* **Prompt**
Copy the material below verbatim from the line with "What matplotlib code" to the line with "from matplotlib.transforms import Affine2D", both lines included, omitting pictures and every line outside that range.

Charts and diagrams as code:
+++++
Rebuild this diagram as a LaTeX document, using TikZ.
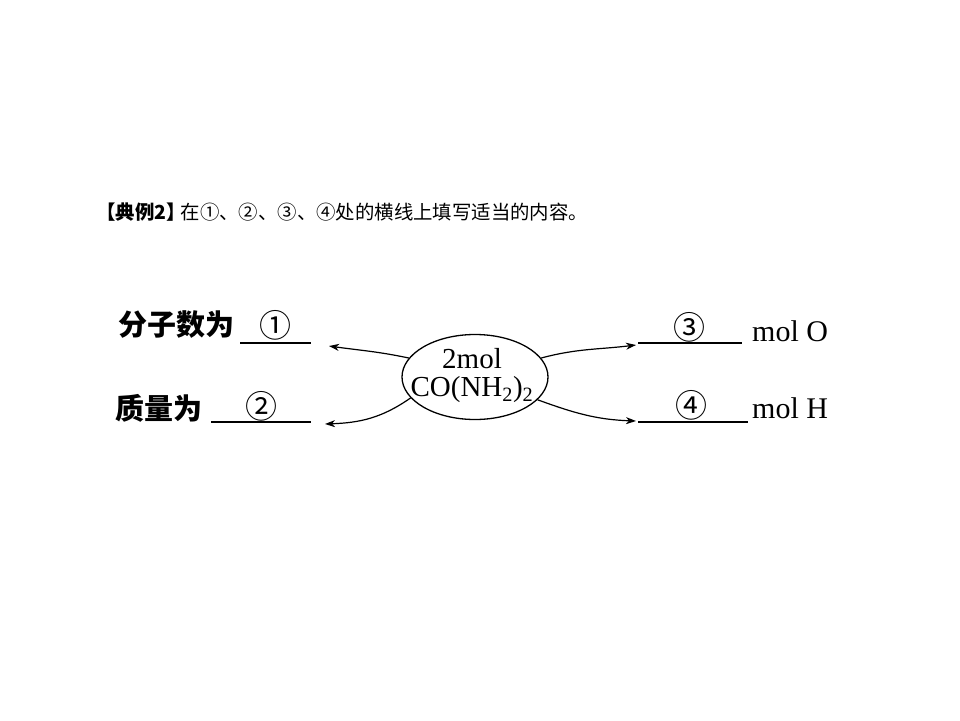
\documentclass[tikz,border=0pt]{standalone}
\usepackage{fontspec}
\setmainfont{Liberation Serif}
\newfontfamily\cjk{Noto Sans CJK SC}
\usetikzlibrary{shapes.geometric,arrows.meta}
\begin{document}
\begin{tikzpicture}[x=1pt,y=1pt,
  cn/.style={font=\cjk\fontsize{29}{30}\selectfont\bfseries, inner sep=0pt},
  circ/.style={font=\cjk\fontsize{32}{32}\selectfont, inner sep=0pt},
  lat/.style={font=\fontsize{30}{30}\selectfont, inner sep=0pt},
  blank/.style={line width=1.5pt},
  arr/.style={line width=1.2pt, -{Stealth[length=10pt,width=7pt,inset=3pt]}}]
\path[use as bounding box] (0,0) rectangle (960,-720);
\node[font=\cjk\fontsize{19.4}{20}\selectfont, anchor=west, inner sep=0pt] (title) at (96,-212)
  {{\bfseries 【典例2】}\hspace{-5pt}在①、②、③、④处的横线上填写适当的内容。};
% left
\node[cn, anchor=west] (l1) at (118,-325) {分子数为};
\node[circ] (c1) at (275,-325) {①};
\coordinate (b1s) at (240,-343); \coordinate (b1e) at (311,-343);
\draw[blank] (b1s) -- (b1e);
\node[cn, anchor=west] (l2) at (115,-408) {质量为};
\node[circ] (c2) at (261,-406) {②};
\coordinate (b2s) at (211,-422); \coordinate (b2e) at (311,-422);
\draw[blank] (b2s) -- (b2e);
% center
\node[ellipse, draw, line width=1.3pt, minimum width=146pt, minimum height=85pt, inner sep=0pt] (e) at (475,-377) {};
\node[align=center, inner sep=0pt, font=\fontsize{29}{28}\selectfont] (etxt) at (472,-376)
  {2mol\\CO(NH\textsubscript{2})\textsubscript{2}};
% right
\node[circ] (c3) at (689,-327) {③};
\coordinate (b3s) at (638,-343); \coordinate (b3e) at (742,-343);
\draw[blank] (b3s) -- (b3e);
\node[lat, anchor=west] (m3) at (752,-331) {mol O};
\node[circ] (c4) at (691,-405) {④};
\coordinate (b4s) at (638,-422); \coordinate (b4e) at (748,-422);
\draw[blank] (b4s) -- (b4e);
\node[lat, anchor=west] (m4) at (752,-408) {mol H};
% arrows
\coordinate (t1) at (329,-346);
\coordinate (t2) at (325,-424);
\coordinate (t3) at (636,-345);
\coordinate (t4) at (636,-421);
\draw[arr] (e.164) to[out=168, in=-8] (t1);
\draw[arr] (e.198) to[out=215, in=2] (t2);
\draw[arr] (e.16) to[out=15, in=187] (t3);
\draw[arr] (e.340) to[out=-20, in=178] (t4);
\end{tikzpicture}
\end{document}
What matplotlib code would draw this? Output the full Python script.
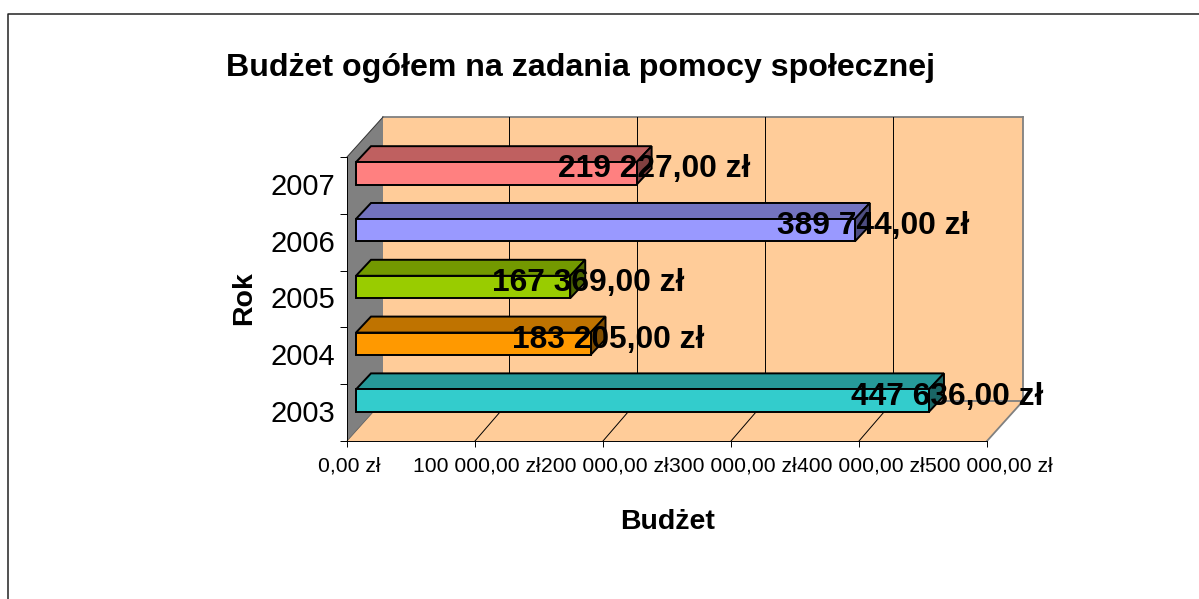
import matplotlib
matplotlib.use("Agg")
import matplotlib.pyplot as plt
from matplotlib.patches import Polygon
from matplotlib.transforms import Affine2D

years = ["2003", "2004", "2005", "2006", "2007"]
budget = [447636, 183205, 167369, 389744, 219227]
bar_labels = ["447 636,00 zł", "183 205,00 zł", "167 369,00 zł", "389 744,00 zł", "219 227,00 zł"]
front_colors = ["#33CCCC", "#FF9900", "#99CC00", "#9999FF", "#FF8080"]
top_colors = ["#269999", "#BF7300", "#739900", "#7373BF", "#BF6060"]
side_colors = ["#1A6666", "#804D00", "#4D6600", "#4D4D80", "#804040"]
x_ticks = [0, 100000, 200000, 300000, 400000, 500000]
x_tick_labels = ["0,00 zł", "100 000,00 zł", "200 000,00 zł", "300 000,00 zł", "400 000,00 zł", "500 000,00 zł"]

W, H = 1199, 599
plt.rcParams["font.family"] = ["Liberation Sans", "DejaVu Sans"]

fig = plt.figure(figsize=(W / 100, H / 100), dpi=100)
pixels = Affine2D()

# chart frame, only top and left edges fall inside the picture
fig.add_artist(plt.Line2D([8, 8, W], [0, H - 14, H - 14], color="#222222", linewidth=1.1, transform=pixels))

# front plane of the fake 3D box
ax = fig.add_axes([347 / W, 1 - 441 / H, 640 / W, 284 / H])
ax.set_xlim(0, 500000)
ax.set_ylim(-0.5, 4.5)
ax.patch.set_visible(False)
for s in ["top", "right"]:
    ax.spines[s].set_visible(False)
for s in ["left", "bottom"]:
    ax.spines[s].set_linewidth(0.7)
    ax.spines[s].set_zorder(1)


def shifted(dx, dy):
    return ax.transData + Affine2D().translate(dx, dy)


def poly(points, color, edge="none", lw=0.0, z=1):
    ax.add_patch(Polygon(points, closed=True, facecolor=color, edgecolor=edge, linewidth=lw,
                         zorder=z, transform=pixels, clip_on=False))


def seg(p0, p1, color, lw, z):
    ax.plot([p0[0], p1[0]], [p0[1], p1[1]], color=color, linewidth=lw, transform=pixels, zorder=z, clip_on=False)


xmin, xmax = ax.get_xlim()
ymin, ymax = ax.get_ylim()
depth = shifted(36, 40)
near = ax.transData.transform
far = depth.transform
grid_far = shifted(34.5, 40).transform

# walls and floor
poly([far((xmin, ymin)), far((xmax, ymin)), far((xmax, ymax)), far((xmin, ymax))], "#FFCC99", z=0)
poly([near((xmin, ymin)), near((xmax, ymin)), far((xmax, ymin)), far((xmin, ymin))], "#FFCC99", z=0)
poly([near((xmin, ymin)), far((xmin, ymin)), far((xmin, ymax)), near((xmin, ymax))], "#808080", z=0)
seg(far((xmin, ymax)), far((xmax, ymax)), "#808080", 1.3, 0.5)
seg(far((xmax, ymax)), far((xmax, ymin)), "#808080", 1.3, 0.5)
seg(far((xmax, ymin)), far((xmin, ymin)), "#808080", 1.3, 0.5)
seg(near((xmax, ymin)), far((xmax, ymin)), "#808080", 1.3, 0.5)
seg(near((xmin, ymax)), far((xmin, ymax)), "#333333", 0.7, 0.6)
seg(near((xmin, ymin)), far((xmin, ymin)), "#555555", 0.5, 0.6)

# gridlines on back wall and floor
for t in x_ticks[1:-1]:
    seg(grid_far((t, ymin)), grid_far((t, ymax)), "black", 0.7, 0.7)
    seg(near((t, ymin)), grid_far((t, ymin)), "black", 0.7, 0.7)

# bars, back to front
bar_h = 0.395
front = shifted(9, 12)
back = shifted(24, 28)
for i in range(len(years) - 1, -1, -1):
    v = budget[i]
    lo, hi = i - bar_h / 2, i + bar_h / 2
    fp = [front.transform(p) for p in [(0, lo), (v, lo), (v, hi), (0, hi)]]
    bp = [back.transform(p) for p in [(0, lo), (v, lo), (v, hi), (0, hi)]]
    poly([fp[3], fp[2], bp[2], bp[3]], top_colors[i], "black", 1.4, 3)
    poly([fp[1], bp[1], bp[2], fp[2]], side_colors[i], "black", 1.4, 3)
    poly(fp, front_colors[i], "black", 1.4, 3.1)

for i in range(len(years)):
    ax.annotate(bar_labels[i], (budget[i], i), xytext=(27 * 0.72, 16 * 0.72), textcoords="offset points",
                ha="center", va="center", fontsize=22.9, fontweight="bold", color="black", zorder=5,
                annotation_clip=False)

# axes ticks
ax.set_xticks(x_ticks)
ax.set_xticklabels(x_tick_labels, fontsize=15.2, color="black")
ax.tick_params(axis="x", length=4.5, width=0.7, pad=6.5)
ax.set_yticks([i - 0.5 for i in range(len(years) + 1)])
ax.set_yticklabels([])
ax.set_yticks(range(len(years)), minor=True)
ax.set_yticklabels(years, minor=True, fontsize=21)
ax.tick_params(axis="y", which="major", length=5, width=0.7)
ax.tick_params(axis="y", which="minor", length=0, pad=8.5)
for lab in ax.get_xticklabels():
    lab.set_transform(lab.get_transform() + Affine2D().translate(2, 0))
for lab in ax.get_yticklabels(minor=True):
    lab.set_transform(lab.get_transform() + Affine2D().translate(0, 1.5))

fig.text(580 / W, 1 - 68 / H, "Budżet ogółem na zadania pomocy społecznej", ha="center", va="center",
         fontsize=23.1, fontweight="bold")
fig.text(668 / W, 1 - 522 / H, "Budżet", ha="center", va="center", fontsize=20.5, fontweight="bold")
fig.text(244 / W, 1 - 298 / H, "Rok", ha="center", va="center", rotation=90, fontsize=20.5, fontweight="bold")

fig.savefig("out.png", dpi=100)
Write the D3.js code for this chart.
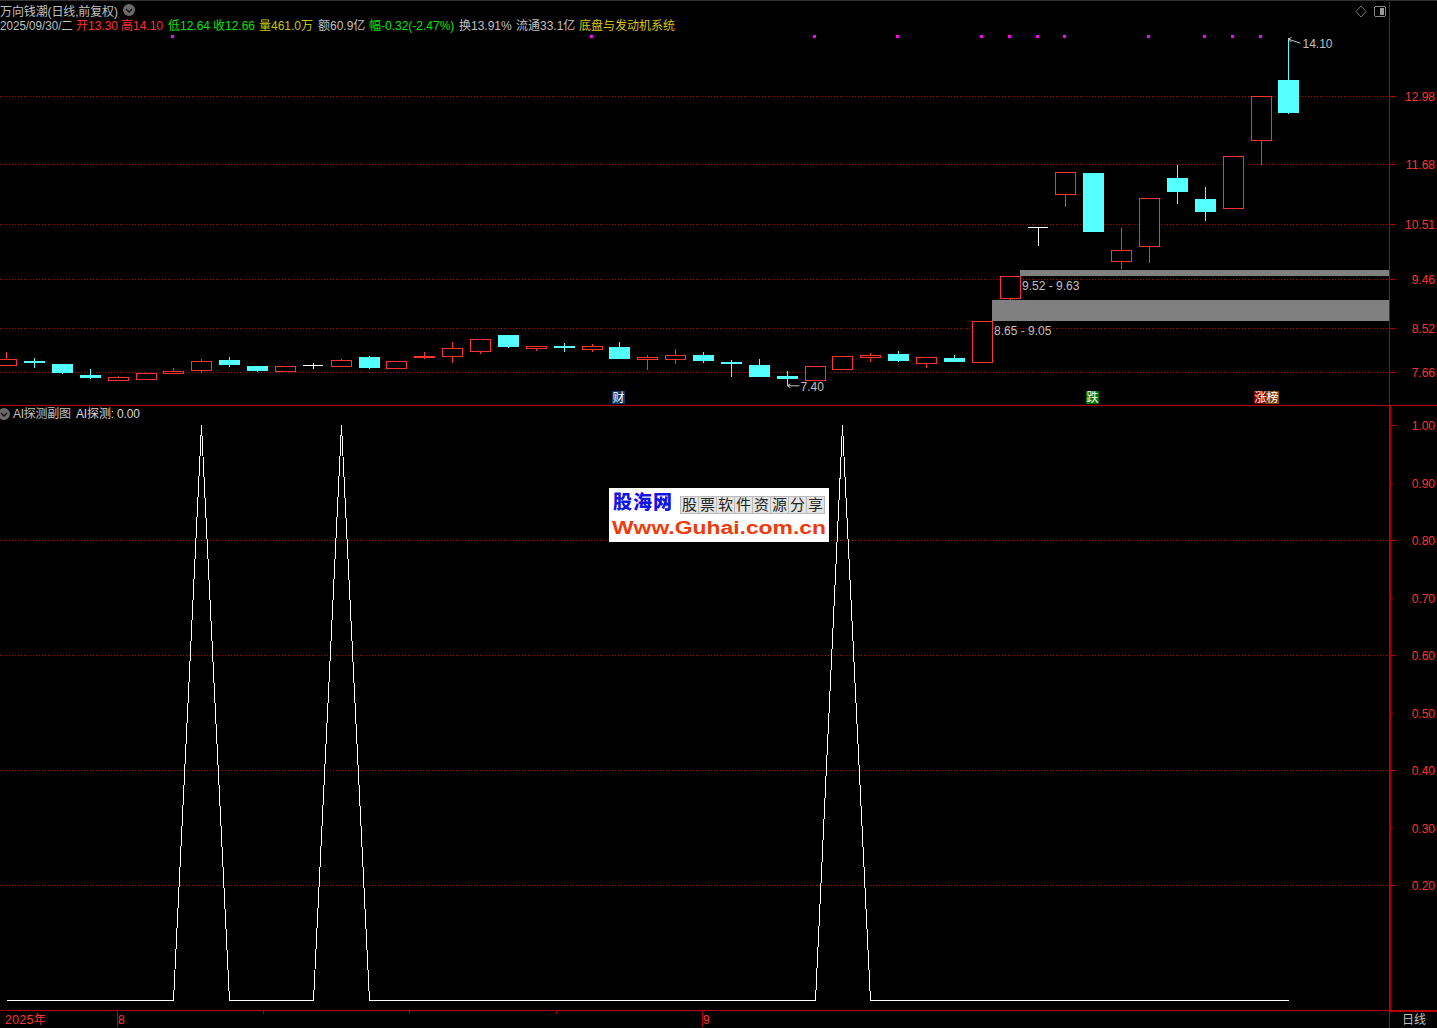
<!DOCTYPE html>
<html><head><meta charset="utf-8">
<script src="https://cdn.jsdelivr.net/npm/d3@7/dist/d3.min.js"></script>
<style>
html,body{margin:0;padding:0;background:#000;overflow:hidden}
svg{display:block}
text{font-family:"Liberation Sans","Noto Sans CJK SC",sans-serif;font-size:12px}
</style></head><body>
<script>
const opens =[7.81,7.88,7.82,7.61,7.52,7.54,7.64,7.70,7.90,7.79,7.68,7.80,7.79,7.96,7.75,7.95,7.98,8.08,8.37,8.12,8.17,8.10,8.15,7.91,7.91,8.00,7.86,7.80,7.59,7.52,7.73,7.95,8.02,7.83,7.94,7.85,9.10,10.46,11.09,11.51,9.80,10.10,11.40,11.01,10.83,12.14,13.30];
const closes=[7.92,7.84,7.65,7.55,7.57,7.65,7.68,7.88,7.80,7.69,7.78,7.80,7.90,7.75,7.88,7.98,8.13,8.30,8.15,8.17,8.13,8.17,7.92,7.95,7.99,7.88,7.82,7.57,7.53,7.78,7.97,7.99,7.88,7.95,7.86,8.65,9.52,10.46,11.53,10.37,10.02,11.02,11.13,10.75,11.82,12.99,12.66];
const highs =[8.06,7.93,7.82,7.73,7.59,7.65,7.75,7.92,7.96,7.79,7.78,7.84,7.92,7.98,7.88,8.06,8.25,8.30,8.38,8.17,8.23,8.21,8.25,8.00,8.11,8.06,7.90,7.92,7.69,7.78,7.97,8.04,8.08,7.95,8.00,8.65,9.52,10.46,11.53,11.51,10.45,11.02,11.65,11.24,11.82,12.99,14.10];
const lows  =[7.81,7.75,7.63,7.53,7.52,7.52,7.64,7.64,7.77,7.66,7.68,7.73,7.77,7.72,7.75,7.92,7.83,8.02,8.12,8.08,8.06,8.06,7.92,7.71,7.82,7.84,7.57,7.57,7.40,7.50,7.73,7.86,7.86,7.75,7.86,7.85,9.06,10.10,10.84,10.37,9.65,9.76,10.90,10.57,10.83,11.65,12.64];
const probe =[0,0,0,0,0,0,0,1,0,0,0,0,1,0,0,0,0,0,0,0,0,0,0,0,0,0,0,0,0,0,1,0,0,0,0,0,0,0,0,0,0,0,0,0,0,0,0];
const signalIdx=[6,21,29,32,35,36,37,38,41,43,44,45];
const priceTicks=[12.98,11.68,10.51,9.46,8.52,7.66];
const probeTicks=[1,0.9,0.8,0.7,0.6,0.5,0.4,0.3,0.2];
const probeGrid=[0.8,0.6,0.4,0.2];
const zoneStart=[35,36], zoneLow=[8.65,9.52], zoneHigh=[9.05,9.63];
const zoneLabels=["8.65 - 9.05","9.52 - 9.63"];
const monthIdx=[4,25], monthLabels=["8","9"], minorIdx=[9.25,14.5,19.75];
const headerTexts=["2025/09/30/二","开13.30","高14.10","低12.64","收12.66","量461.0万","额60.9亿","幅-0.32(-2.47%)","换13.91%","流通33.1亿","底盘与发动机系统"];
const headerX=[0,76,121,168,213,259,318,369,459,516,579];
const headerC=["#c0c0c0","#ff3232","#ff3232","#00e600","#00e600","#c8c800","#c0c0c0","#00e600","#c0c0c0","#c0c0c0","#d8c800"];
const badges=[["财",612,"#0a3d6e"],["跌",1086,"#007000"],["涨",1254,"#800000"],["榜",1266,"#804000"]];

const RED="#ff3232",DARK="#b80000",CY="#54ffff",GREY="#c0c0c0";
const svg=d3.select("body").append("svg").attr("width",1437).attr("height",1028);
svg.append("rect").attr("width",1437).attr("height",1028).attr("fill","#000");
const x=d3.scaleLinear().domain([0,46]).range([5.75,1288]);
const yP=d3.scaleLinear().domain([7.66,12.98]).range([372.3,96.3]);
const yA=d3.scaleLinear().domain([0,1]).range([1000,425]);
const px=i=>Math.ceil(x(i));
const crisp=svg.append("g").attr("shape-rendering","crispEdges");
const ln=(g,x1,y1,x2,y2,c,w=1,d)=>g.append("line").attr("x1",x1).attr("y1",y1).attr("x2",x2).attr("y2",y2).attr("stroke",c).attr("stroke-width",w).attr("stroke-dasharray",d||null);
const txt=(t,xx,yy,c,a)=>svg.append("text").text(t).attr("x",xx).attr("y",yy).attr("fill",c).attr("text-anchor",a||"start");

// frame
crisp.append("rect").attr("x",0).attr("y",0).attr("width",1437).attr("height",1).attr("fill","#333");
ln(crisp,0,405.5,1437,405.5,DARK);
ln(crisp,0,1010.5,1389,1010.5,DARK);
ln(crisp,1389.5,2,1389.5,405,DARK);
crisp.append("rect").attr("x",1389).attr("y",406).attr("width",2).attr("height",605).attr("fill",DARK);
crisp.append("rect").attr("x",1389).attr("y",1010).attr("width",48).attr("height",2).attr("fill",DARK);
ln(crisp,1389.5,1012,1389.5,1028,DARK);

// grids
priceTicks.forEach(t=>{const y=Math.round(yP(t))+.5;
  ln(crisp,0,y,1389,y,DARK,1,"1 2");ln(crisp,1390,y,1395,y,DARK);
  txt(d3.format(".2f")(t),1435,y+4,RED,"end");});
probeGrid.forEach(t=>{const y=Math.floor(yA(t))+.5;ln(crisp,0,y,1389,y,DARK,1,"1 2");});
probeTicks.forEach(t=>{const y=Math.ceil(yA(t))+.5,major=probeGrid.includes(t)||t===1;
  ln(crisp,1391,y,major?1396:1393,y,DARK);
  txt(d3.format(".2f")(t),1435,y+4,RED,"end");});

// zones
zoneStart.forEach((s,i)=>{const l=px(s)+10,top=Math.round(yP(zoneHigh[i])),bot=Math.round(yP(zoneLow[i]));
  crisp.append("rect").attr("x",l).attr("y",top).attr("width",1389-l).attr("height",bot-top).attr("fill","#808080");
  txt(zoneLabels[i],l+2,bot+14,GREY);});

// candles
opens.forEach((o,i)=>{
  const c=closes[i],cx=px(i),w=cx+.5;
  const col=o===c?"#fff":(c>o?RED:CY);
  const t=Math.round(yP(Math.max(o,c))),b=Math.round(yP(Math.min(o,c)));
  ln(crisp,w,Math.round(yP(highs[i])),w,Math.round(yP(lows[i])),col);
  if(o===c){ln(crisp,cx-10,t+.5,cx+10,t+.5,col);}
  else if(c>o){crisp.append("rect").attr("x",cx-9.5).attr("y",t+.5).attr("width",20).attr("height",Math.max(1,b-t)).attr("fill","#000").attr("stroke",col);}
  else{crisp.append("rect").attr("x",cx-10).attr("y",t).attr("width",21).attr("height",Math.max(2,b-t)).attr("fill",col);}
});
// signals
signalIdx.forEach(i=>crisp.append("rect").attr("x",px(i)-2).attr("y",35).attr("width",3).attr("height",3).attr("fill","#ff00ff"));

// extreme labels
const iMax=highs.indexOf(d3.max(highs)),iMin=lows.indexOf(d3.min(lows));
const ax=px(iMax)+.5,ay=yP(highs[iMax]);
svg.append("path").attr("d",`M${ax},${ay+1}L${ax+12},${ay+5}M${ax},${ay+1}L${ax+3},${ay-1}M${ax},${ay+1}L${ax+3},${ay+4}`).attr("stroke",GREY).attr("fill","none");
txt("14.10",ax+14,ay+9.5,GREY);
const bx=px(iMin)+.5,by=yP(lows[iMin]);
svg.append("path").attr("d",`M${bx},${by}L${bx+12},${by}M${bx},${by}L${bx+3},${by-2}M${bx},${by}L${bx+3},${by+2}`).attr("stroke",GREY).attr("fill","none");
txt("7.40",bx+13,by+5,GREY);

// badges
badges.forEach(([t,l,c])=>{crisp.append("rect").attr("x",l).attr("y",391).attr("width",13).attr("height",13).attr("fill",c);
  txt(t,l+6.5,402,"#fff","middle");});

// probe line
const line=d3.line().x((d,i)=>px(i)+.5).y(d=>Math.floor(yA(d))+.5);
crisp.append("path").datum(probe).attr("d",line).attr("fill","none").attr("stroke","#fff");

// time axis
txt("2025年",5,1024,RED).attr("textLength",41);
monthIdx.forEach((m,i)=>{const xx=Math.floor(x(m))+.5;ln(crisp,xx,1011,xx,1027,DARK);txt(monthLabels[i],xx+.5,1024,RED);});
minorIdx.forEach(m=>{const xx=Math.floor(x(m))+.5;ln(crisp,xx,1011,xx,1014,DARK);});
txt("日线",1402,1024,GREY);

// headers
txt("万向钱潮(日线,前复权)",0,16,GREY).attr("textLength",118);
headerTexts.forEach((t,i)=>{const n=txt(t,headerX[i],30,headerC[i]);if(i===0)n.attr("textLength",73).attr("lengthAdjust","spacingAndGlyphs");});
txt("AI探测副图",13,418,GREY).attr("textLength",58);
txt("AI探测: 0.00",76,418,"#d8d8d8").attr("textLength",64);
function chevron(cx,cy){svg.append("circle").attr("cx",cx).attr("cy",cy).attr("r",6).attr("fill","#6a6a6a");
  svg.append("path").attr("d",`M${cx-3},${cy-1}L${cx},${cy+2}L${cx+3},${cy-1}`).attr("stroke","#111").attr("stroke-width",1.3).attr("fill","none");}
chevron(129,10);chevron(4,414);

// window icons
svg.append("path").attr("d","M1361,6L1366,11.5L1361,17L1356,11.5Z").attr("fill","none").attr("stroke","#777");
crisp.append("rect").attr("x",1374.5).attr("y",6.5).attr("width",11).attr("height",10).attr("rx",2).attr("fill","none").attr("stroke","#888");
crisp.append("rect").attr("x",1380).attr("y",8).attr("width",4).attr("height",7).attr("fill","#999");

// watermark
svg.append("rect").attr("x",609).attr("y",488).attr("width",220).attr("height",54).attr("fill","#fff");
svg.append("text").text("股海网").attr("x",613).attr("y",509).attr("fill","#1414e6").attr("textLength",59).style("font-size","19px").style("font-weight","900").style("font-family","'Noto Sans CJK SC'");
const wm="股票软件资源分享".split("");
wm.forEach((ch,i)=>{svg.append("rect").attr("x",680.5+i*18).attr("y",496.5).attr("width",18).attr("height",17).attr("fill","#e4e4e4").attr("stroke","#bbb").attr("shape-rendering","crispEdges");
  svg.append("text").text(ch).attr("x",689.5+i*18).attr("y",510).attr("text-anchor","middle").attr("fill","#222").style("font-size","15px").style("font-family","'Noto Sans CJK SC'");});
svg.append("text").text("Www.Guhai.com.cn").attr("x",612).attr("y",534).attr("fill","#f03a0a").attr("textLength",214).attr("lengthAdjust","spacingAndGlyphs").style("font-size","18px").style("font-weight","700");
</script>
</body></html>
+++++
* **Output for this exercise**
What matplotlib code would draw this? Output the full Python script.
import matplotlib
matplotlib.use("Agg")
import matplotlib.pyplot as plt
from matplotlib.patches import Polygon
from matplotlib.transforms import Affine2D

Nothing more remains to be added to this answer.